Recantly i recived a commision to repose three guys for the command squad from the Death Korps of Krieg army. Yesterday I received the minis and went strait to work. I'm made the flag bearer stabbing a traitor guardsman. The client wanted the vitem to by nied to the wall but i ran out of space on the 25 mm base so i dropped it. Hope he likes it.

http://brovatar.blogspot.com/2012/07/take-no-prisoners.html




























Cheers, 
Brovatar.


----------



## Josie (Jul 8, 2012)

Bloody brilliant! Is the flag from the Cadian command squad?


----------



## Brovatar (Feb 21, 2012)

No, it actually comes with the Forge World Kit.


----------



## Taggerung (Jun 5, 2008)

Looking good! Quite pleased with him so far


----------



## sgjohnson (Jan 20, 2012)




----------



## Brovatar (Feb 21, 2012)

Some more Wip photos of the DKOK trio Enjoy

http://brovatar.blogspot.com/2012/07/slice-and-dice.html




















Cheers,
Brovatar.


----------



## spanner94ezekiel (Jan 6, 2011)

That's fucking awesome. The Unforgiven are proud to have fought alongside such men at Vraks.

+rep (if I can).


----------



## Brovatar (Feb 21, 2012)

Here they are the finished trio.

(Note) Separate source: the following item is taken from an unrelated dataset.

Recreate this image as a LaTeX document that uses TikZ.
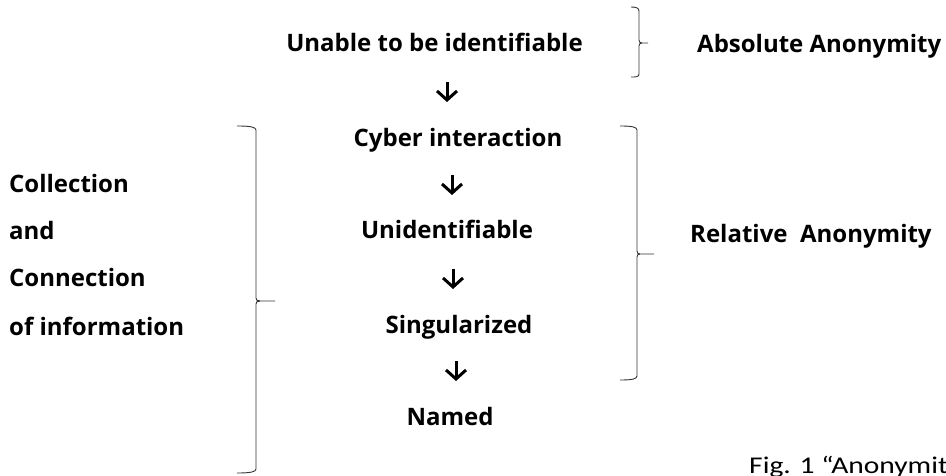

Can't wait to see them painted.

More photos on the blog:
http://brovatar.blogspot.com/2012/07/hold-your-ground.html














































Cheers,
Brovatar.


----------



## Haskanael (Jul 5, 2011)

Friggin awesome! good stuff man


----------



## Chaosftw (Oct 20, 2008)

This work is beautiful! +rep


----------



## Asamodai (Oct 19, 2008)

These guys are cool. Lots of character.


----------



## TheReverend (Dec 2, 2007)

Those are fantastic, I love them. The change from bayonnet to plasma gun looks good, but then they both look good.

Rev


----------



## Taggerung (Jun 5, 2008)

Can't wait to get them and start painting them up.

(The reason for the change from lasgun to plasma is because the lasgun wasn't a DKOK one and I wanted to keep with consistency)


----------